I am sitting here at 12:10 AM, at my desk/window perch completely enjoying the sights and sounds around me. About an hour ago the family and I arrived home from an epic show put on by Brian Setzer. My ears are ringing just a bit and it is going to be awhile before I can calm down enough to sleep.
First off, the house is quiet. After much chatter about the show and bowls of ice cream, everyone else has gone off to bed. I do not see much light outside. A street light, and then a mile or so to the lights of the marina, and then just one faint light twinkling at the edge of the island. No stars. This time of year there are lights on the deck that make me very happy.

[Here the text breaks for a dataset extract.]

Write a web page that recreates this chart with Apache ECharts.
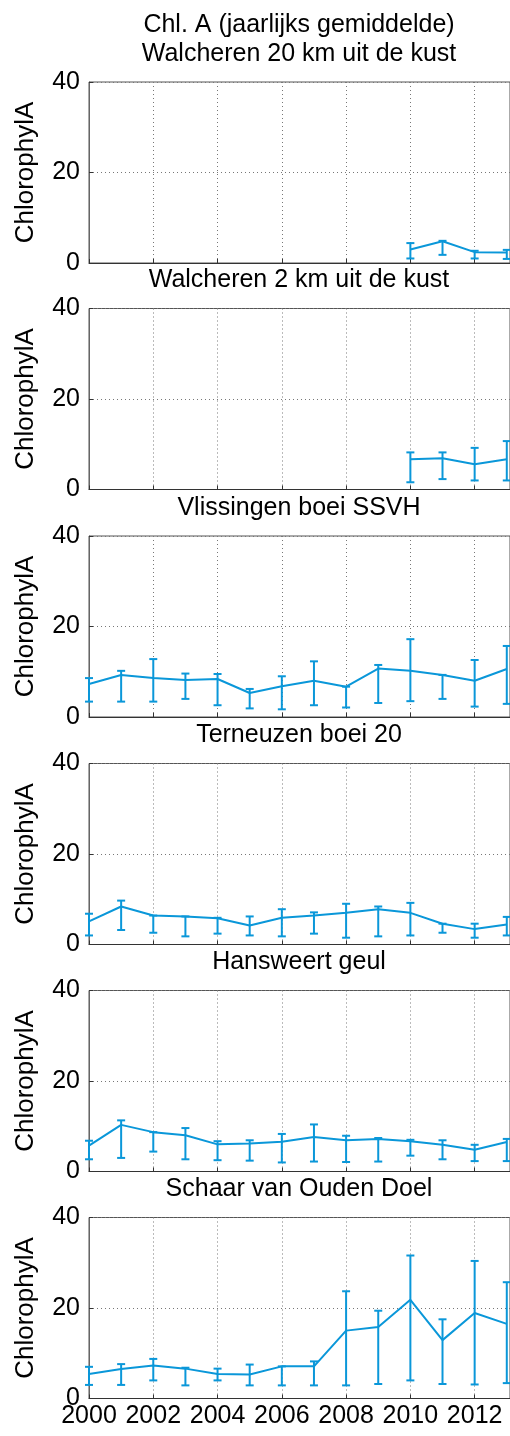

A wind has come up and I can hear gusts blowing against the front windows, followed by the sound of tree branches brushing together. I have a number of glass art pieces on the deck and they tinkle and swivel. Not enough for me to be worried and bring them inside, just enough for the movement to catch my eye.
I read an article this morning about the Holidays becoming just one more thing on our To Do lists. How there is so much to be done, but extra minutes in the day are not provided to do them. It made me think about legislation that is enacted without a way to pay for it.
In the past we were all about the holidays. Growing up Jewish, I did not have a ton of traditions to pull out every year. Growing up Catholic, Husband had a few, but not many and that meant we were free to make our own way. When the kids were little we stopped "school" at Thanksgiving and spent the rest of the year reading, playing, cooking, decorating, doing puzzles, playing games, and generally enjoying each others company. Now that the kids are in college and high school, we do not have the luxury of time. This year, for the very first year, I would have been happy to skip it all. It is an awful feeling. There is so much I want to do and so little time to do it and in the end I feel like I am failing. Isn't that weird? How did this happen and when will I be able to regain the magic of this time of year?
How are you doing out there? Checking off your list? Wishing for one more week? Happy with your plans? I am curious.